**Aim**
Without the pictures, set down every line of the data exactly.

****************************************

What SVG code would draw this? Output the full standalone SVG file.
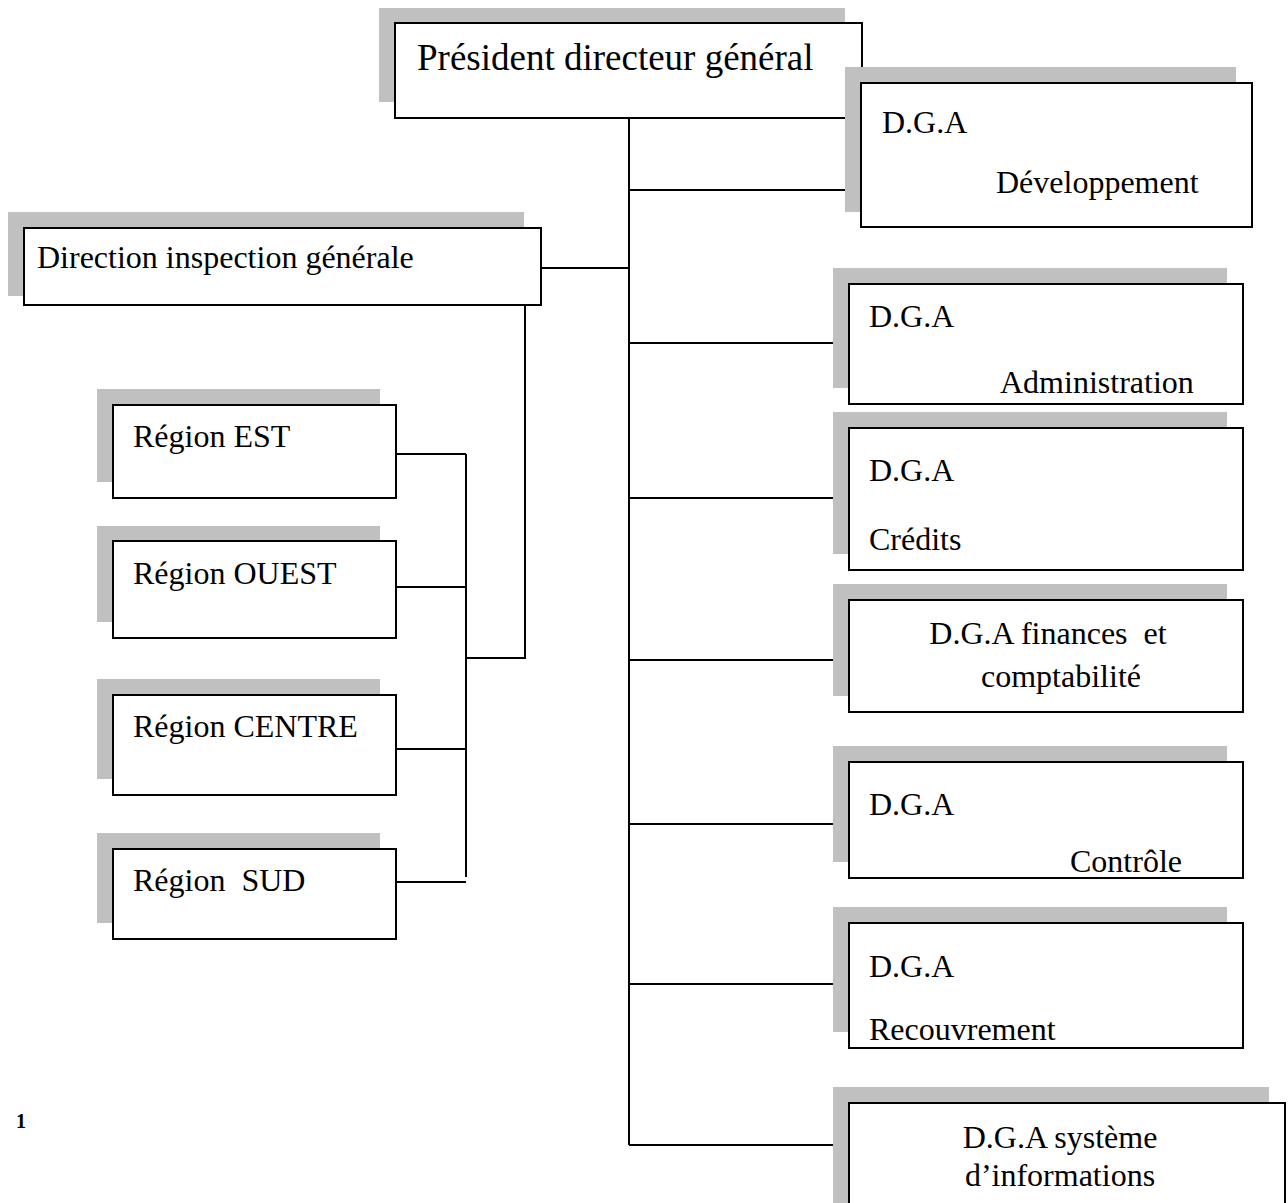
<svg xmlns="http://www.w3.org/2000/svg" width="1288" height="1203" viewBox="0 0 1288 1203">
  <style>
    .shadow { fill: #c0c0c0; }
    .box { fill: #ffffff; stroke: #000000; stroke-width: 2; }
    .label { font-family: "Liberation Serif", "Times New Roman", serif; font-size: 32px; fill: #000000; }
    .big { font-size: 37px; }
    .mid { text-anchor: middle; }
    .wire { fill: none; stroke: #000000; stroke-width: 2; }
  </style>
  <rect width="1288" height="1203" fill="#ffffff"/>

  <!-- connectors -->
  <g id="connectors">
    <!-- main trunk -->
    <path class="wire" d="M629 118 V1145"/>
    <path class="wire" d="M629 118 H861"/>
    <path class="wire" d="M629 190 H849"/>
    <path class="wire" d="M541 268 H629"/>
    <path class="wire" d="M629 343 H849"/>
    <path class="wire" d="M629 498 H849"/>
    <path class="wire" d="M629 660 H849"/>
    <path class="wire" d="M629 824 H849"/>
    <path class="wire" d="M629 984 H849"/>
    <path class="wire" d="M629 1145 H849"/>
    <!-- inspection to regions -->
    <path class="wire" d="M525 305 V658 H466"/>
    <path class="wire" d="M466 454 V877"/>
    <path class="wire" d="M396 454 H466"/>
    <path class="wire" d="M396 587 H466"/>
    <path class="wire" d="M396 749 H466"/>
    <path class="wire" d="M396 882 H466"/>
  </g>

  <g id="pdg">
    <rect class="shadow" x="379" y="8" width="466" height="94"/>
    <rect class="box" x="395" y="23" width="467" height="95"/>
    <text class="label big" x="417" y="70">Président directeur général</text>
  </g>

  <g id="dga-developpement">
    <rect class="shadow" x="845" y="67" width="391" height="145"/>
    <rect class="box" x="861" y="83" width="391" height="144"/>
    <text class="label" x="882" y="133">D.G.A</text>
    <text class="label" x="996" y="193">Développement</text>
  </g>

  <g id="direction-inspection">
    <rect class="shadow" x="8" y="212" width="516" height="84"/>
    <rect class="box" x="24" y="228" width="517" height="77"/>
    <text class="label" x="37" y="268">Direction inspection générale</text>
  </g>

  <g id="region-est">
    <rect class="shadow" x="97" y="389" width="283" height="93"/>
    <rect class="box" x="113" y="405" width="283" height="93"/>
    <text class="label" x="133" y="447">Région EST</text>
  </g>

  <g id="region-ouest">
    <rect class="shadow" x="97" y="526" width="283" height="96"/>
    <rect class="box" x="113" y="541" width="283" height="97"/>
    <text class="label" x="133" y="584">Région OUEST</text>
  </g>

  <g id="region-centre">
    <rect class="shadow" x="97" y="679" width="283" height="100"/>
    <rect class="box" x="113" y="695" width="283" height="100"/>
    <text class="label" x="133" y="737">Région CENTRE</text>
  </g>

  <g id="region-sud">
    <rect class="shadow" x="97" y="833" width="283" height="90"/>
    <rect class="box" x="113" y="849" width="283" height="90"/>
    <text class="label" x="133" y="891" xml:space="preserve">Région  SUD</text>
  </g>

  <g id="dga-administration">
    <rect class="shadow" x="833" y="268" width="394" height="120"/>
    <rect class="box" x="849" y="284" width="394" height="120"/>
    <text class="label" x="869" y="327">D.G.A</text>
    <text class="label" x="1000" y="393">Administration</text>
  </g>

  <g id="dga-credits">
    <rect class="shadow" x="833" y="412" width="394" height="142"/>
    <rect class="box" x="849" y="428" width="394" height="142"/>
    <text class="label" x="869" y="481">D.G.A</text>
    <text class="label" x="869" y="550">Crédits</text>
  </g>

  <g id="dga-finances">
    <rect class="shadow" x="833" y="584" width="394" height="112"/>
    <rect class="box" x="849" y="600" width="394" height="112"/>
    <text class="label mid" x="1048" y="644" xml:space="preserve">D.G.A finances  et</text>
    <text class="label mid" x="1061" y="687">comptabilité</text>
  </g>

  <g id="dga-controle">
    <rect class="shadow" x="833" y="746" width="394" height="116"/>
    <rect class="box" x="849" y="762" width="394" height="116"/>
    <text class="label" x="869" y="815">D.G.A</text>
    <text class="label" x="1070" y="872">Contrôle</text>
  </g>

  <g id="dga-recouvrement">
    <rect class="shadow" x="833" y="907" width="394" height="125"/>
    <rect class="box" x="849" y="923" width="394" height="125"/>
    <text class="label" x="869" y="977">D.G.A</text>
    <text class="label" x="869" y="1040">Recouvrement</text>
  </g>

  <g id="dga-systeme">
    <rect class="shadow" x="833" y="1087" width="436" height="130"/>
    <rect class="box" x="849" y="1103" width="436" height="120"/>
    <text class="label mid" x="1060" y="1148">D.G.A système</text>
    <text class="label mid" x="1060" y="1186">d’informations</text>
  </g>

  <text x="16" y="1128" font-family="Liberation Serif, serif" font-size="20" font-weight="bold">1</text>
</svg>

****************************************

**Solution for this task**
What SVG code would draw this? Output the full standalone SVG file.
<svg xmlns="http://www.w3.org/2000/svg" width="1288" height="1203" viewBox="0 0 1288 1203">
  <style>
    .shadow { fill: #c0c0c0; }
    .box { fill: #ffffff; stroke: #000000; stroke-width: 2; }
    .label { font-family: "Liberation Serif", "Times New Roman", serif; font-size: 32px; fill: #000000; }
    .big { font-size: 37px; }
    .mid { text-anchor: middle; }
    .wire { fill: none; stroke: #000000; stroke-width: 2; }
  </style>
  <rect width="1288" height="1203" fill="#ffffff"/>

  <!-- connectors -->
  <g id="connectors">
    <!-- main trunk -->
    <path class="wire" d="M629 118 V1145"/>
    <path class="wire" d="M629 118 H861"/>
    <path class="wire" d="M629 190 H849"/>
    <path class="wire" d="M541 268 H629"/>
    <path class="wire" d="M629 343 H849"/>
    <path class="wire" d="M629 498 H849"/>
    <path class="wire" d="M629 660 H849"/>
    <path class="wire" d="M629 824 H849"/>
    <path class="wire" d="M629 984 H849"/>
    <path class="wire" d="M629 1145 H849"/>
    <!-- inspection to regions -->
    <path class="wire" d="M525 305 V658 H466"/>
    <path class="wire" d="M466 454 V877"/>
    <path class="wire" d="M396 454 H466"/>
    <path class="wire" d="M396 587 H466"/>
    <path class="wire" d="M396 749 H466"/>
    <path class="wire" d="M396 882 H466"/>
  </g>

  <g id="pdg">
    <rect class="shadow" x="379" y="8" width="466" height="94"/>
    <rect class="box" x="395" y="23" width="467" height="95"/>
    <text class="label big" x="417" y="70">Président directeur général</text>
  </g>

  <g id="dga-developpement">
    <rect class="shadow" x="845" y="67" width="391" height="145"/>
    <rect class="box" x="861" y="83" width="391" height="144"/>
    <text class="label" x="882" y="133">D.G.A</text>
    <text class="label" x="996" y="193">Développement</text>
  </g>

  <g id="direction-inspection">
    <rect class="shadow" x="8" y="212" width="516" height="84"/>
    <rect class="box" x="24" y="228" width="517" height="77"/>
    <text class="label" x="37" y="268">Direction inspection générale</text>
  </g>

  <g id="region-est">
    <rect class="shadow" x="97" y="389" width="283" height="93"/>
    <rect class="box" x="113" y="405" width="283" height="93"/>
    <text class="label" x="133" y="447">Région EST</text>
  </g>

  <g id="region-ouest">
    <rect class="shadow" x="97" y="526" width="283" height="96"/>
    <rect class="box" x="113" y="541" width="283" height="97"/>
    <text class="label" x="133" y="584">Région OUEST</text>
  </g>

  <g id="region-centre">
    <rect class="shadow" x="97" y="679" width="283" height="100"/>
    <rect class="box" x="113" y="695" width="283" height="100"/>
    <text class="label" x="133" y="737">Région CENTRE</text>
  </g>

  <g id="region-sud">
    <rect class="shadow" x="97" y="833" width="283" height="90"/>
    <rect class="box" x="113" y="849" width="283" height="90"/>
    <text class="label" x="133" y="891" xml:space="preserve">Région  SUD</text>
  </g>

  <g id="dga-administration">
    <rect class="shadow" x="833" y="268" width="394" height="120"/>
    <rect class="box" x="849" y="284" width="394" height="120"/>
    <text class="label" x="869" y="327">D.G.A</text>
    <text class="label" x="1000" y="393">Administration</text>
  </g>

  <g id="dga-credits">
    <rect class="shadow" x="833" y="412" width="394" height="142"/>
    <rect class="box" x="849" y="428" width="394" height="142"/>
    <text class="label" x="869" y="481">D.G.A</text>
    <text class="label" x="869" y="550">Crédits</text>
  </g>

  <g id="dga-finances">
    <rect class="shadow" x="833" y="584" width="394" height="112"/>
    <rect class="box" x="849" y="600" width="394" height="112"/>
    <text class="label mid" x="1048" y="644" xml:space="preserve">D.G.A finances  et</text>
    <text class="label mid" x="1061" y="687">comptabilité</text>
  </g>

  <g id="dga-controle">
    <rect class="shadow" x="833" y="746" width="394" height="116"/>
    <rect class="box" x="849" y="762" width="394" height="116"/>
    <text class="label" x="869" y="815">D.G.A</text>
    <text class="label" x="1070" y="872">Contrôle</text>
  </g>

  <g id="dga-recouvrement">
    <rect class="shadow" x="833" y="907" width="394" height="125"/>
    <rect class="box" x="849" y="923" width="394" height="125"/>
    <text class="label" x="869" y="977">D.G.A</text>
    <text class="label" x="869" y="1040">Recouvrement</text>
  </g>

  <g id="dga-systeme">
    <rect class="shadow" x="833" y="1087" width="436" height="130"/>
    <rect class="box" x="849" y="1103" width="436" height="120"/>
    <text class="label mid" x="1060" y="1148">D.G.A système</text>
    <text class="label mid" x="1060" y="1186">d’informations</text>
  </g>

  <text x="16" y="1128" font-family="Liberation Serif, serif" font-size="20" font-weight="bold">1</text>
</svg>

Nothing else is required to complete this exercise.